神様が住むという山の麓の、彼女が暮らす村にはむかし、「拝み屋」を生業にしている女性がいたという。

拝み屋というのは、霊能者であり相談役のことで、客は金銭を支払って物事の吉凶や行動の指針などを教えてもらう。

 

その拝み屋は、机の上に水晶玉よろしく大きなフタつきのツボを用意する。

ツボは売りつけるわけではなく、中には拝み屋と意思疎通のできる神がいて、神との対話で「客の悩み事」の答えを得て解決するのだという。

それを「神託」として伝える種類の、いわば霊能力者というわけだ。

 

ただ、彼女はその拝み屋を疑っていたようで、というよりむしろインチキだと確信していた。

あらかじめ、ツボの中に充満させた煙と、捕まえてきた蛇を入れておくのだという。

そして、客から悩みを聞き出し「神託」を得る段となると、適当なことを言いながら机を激しく叩く。

すると、ツボの中の蛇が驚いて暴れまわり、フタの隙間から煙が出てくる。

すかさず「ほれみろ!神様もこう言ってるぞ!」とまくし立てるのだ、とカラクリを話してくれた。

 

 

「拝み屋」という、どこかファンタジー味を感じる、蠱惑的な響きに熱心に耳を傾けてみたものの、ただのインチキ占い師の話でがっかりしたものだ。

とはいえ、

今でいう限界集落はもっと閉じた社会だったから、知識も情報も圧倒的に絶対量が少ない。

そんな中で、拝み屋は「迷える人」の背中を押すために必要な役割だったのかもしれないと思った。

神だと信じていたものが、蛇だったというのは気の毒な気もするが…。

 

何かを決めかねているときに、例えば「次に通る車の色が黒なら…、白なら…」と「賭け」をすることもある。

そこに、人知を超えた何かに答えを求めたくなる気持ちもわかる。

なんでもいいから、後押しが欲しいときもある。

 

 

面白いのが、インチキだと話してくれた親戚は、実はとても信心深い人なのだ。

日々、先祖代々の仏壇やお墓を綺麗にしていて、「ご先祖さまを大事する」という姿勢が伝わってくる。

先祖を大事にしていると、いざという時に守ってくれる、というような話を聞かされたこともある。

神社の鳥居に足を向けて寝るな、と注意をされたこともある。

そうなると、「不思議な力」の類を疑うところから、インチキを見破ったわけではないようだ。

 

しかし、若い時によく働き、家庭でも金銭的な苦労もし、そして長く生きているから、地に足がついていて現実主義であることには間違いない。

彼女と接していて、とても強い人間だと感じる。

その強さを支えている一つが、もしかすると「ご先祖さまを大事にする」ことなのかもしれない。

何か一つそういう基盤になるものがあると、インチキ占い師のようなものは必要なくて、自分で自信を持って決めていけるのかもしれない。

 

私はといえば、先祖を大事にしているか?と問われて、胸を張って答えられるほど「墓参り」をしていない。

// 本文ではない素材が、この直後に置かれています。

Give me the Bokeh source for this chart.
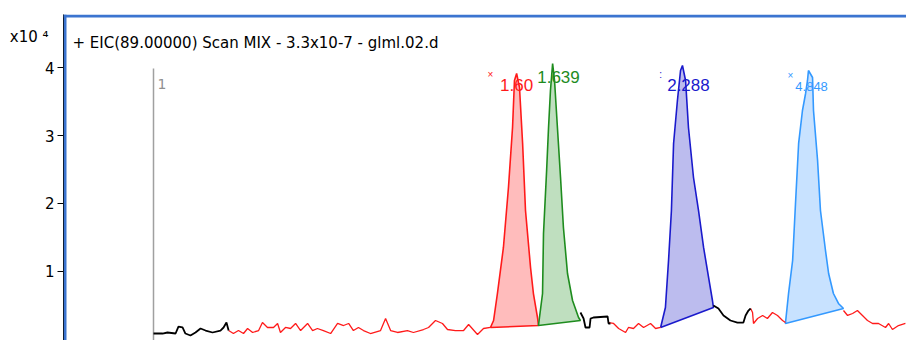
from bokeh.plotting import figure
from bokeh.models import Label, Span, FixedTicker, LinearAxis
from bokeh.embed import file_html
from bokeh.resources import INLINE

# ---------------- data (time in min, abundance in x10^4 counts) ----------------
title_text = "+ EIC(89.00000) Scan MIX - 3.3x10-7 - glml.02.d"
y_ticks = [1, 2, 3, 4]
exponent_text = "x10 ⁴"
exponent_pos = 4.447

# baseline segments
black1_t = [0.375, 0.413, 0.433, 0.467, 0.479, 0.496, 0.508, 0.529, 0.55, 0.571, 0.592, 0.621, 0.654, 0.667, 0.679, 0.688]
black1_v = [0.081, 0.081, 0.096, 0.081, 0.184, 0.170, 0.081, 0.052, 0.096, 0.155, 0.125, 0.096, 0.125, 0.170, 0.243, 0.125]

red1_t = [0.688, 0.708, 0.729, 0.75, 0.767, 0.788, 0.813, 0.829, 0.85, 0.875, 0.892, 0.904, 0.925, 0.946, 0.967,
          0.988, 1.017, 1.038, 1.058, 1.083, 1.113, 1.142, 1.167, 1.188, 1.208, 1.229, 1.25, 1.279, 1.321, 1.342,
          1.363, 1.392, 1.433, 1.458, 1.5, 1.521, 1.55, 1.579, 1.6, 1.633, 1.667, 1.688, 1.725, 1.75, 1.779]
red1_v = [0.125, 0.081, 0.125, 0.081, 0.155, 0.096, 0.125, 0.243, 0.170, 0.170, 0.229, 0.096, 0.170, 0.155, 0.229,
          0.125, 0.229, 0.125, 0.155, 0.125, 0.081, 0.229, 0.199, 0.229, 0.125, 0.170, 0.125, 0.081, 0.125, 0.302,
          0.125, 0.096, 0.125, 0.096, 0.140, 0.170, 0.273, 0.229, 0.140, 0.125, 0.125, 0.214, 0.066, 0.155, 0.170]

black2_t = [2.154, 2.167, 2.175, 2.192, 2.196, 2.208, 2.267, 2.271, 2.279]
black2_v = [0.391, 0.302, 0.170, 0.170, 0.302, 0.317, 0.332, 0.229, 0.229]

red2_t = [2.271, 2.292, 2.313, 2.342, 2.354, 2.375, 2.396, 2.417, 2.446, 2.467, 2.488]
red2_v = [0.243, 0.229, 0.155, 0.096, 0.170, 0.155, 0.229, 0.170, 0.229, 0.155, 0.170]

black3_t = [2.708, 2.729, 2.75, 2.779, 2.808, 2.833, 2.842, 2.854, 2.863]
black3_v = [0.494, 0.450, 0.347, 0.273, 0.243, 0.243, 0.347, 0.420, 0.450]

red3_t = [2.863, 2.871, 2.875, 2.892, 2.913, 2.933, 2.954, 2.975, 2.996, 3.008]
red3_v = [0.450, 0.391, 0.229, 0.302, 0.347, 0.302, 0.391, 0.347, 0.273, 0.243]

red4_t = [3.25, 3.267, 3.288, 3.308, 3.329, 3.35, 3.371, 3.396, 3.425, 3.438, 3.454, 3.479, 3.508]
red4_v = [0.420, 0.347, 0.376, 0.420, 0.347, 0.273, 0.229, 0.229, 0.170, 0.229, 0.140, 0.199, 0.229]

# integrated peaks
peak1_t = [1.779, 1.792, 1.808, 1.833, 1.854, 1.871, 1.879, 1.888, 1.9, 1.913, 1.925, 1.946, 1.958, 1.975, 1.979]
peak1_v = [0.170, 0.273, 0.671, 1.350, 2.235, 3.119, 3.813, 3.916, 3.709, 2.884, 1.895, 1.055, 0.671, 0.317, 0.199]

peak2_t = [1.979, 1.996, 2.0, 2.013, 2.021, 2.029, 2.038, 2.046, 2.058, 2.071, 2.083, 2.1, 2.121, 2.146, 2.154]
peak2_v = [0.199, 0.671, 1.556, 2.485, 3.119, 3.665, 4.063, 3.813, 3.119, 2.382, 1.645, 0.966, 0.568, 0.317, 0.273]

peak3_t = [2.488, 2.508, 2.521, 2.533, 2.542, 2.558, 2.571, 2.579, 2.592, 2.604, 2.625, 2.646, 2.667, 2.688, 2.704, 2.708]
peak3_v = [0.170, 0.465, 1.158, 1.895, 2.884, 3.518, 3.960, 4.034, 3.813, 3.119, 2.382, 1.895, 1.350, 0.907, 0.568, 0.465]

peak4_t = [3.008, 3.021, 3.038, 3.05, 3.063, 3.079, 3.092, 3.1, 3.104, 3.121, 3.125, 3.142, 3.154, 3.175, 3.188, 3.208, 3.229, 3.25]
peak4_v = [0.229, 0.671, 1.158, 1.999, 2.884, 3.370, 3.621, 3.813, 3.960, 3.857, 3.370, 2.633, 1.895, 1.305, 0.966, 0.671, 0.524, 0.450]

peak_labels = ["1.60", "1.639", "2.288", "4.848"]
peak_marks = ["×", "", ":", "×"]
peak_label_t = [1.888, 2.0625, 2.604, 3.117]
peak_label_v = [3.74, 3.857, 3.74, 3.724]
peak_mark_t = [1.779, None, 2.488, 3.029]
peak_line_colors = ["#ff1a1a", "#1e8c1e", "#1a1acc", "#3399ff"]
peak_fill_colors = ["#ffbcbc", "#bfdfbf", "#bcbcee", "#c8e2ff"]
peak_label_sizes = ["17px", "17px", "17px", "13px"]

marker_t = 0.375
marker_top = 3.99

# ---------------- figure ----------------
p = figure(width=906, height=340, x_range=(0, 3.5125), y_range=(-0.022, 4.786),
           min_border_left=63, min_border_right=0, min_border_top=14, min_border_bottom=0,
           output_backend="svg", toolbar_location=None)
p.outline_line_color = None
p.background_fill_color = "white"
p.border_fill_color = "white"
p.grid.visible = False
p.xaxis.visible = False

ax = p.yaxis[0]
ax.ticker = FixedTicker(ticks=y_ticks)
ax.major_tick_out = 6
ax.major_tick_in = 0
ax.minor_tick_line_color = None
ax.axis_line_color = "black"
ax.major_tick_line_color = "black"
ax.major_label_text_font = "DejaVu Sans"
ax.major_label_text_font_size = "15px"
ax.major_label_text_color = "black"
ax.major_label_standoff = 3

# exponent shown as a tick-less label axis further left
exp_axis = LinearAxis(ticker=FixedTicker(ticks=[exponent_pos]),
                      major_label_overrides={exponent_pos: exponent_text})
exp_axis.axis_line_color = None
exp_axis.major_tick_line_color = None
exp_axis.minor_tick_line_color = None
exp_axis.major_tick_out = 0
exp_axis.major_tick_in = 0
exp_axis.major_label_standoff = -7
exp_axis.major_label_text_font = "DejaVu Sans"
exp_axis.major_label_text_font_size = "15px"
exp_axis.major_label_text_color = "black"
p.add_layout(exp_axis, "left")

# blue window frame
p.add_layout(Span(location=4.764, dimension="width", line_color="#3b74d0", line_width=3))
p.add_layout(Span(location=0.00625, dimension="height", line_color="#3b74d0", line_width=3))

# scan-segment marker
p.segment(x0=[marker_t], y0=[-0.05], x1=[marker_t], y1=[marker_top], line_color="#a0a0a0", line_width=1.5)
p.add_layout(Label(x=marker_t + 0.017, y=3.754, text="1", text_font="DejaVu Sans",
                   text_font_size="14px", text_color="#909090", text_baseline="alphabetic"))

# peaks
peaks = [(peak1_t, peak1_v), (peak2_t, peak2_v), (peak3_t, peak3_v), (peak4_t, peak4_v)]
for (pt, pv), lc, fc in zip(peaks, peak_line_colors, peak_fill_colors):
    p.patch(pt, pv, fill_color=fc, line_color=lc, line_width=1.6)

# baseline trace
for t, v in [(red1_t, red1_v), (red2_t, red2_v), (red3_t, red3_v), (red4_t, red4_v)]:
    p.line(t, v, line_color="#ff1a1a", line_width=1.3)
for t, v in [(black1_t, black1_v), (black2_t, black2_v), (black3_t, black3_v)]:
    p.line(t, v, line_color="black", line_width=1.8)

# peak labels
for lab, mk, lt, lv, mt, col, sz in zip(peak_labels, peak_marks, peak_label_t, peak_label_v,
                                        peak_mark_t, peak_line_colors, peak_label_sizes):
    p.add_layout(Label(x=lt, y=lv, text=lab, text_font="Liberation Sans", text_font_size=sz,
                       text_color=col, text_align="center", text_baseline="alphabetic"))
    if mk:
        p.add_layout(Label(x=mt, y=lv + 0.16, text=mk, text_font="Liberation Sans", text_font_size="10px",
                           text_color=col, text_align="center", text_baseline="alphabetic"))

# title
p.add_layout(Label(x=0.0375, y=4.373, text=title_text, text_font="DejaVu Sans",
                   text_font_size="15px", text_color="black", text_baseline="alphabetic"))

open("out.html", "w").write(file_html(p, INLINE))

お線香のあげ方もよくわかっていない。

むしろ墓という形はいらないとまで思っている。

だけど、日々先祖に対する愛着や感謝のようなものは感じている。

儒教文化圏に生まれ育った者としては、広く共通するのかもしれないけれど、もしそれが支えになっているのなら、心強い限りだと思う。

いつかルーツを探ってみたい。

 

話は逸れたけれど、その拝み屋は今でも現役らしい。

どうやら、どこか他の集落へ行ったようだ。

煙の正体が何だったのか、蛇は何匹か家に飼っているのか、などを聞くのを忘れたのが悔やまれる。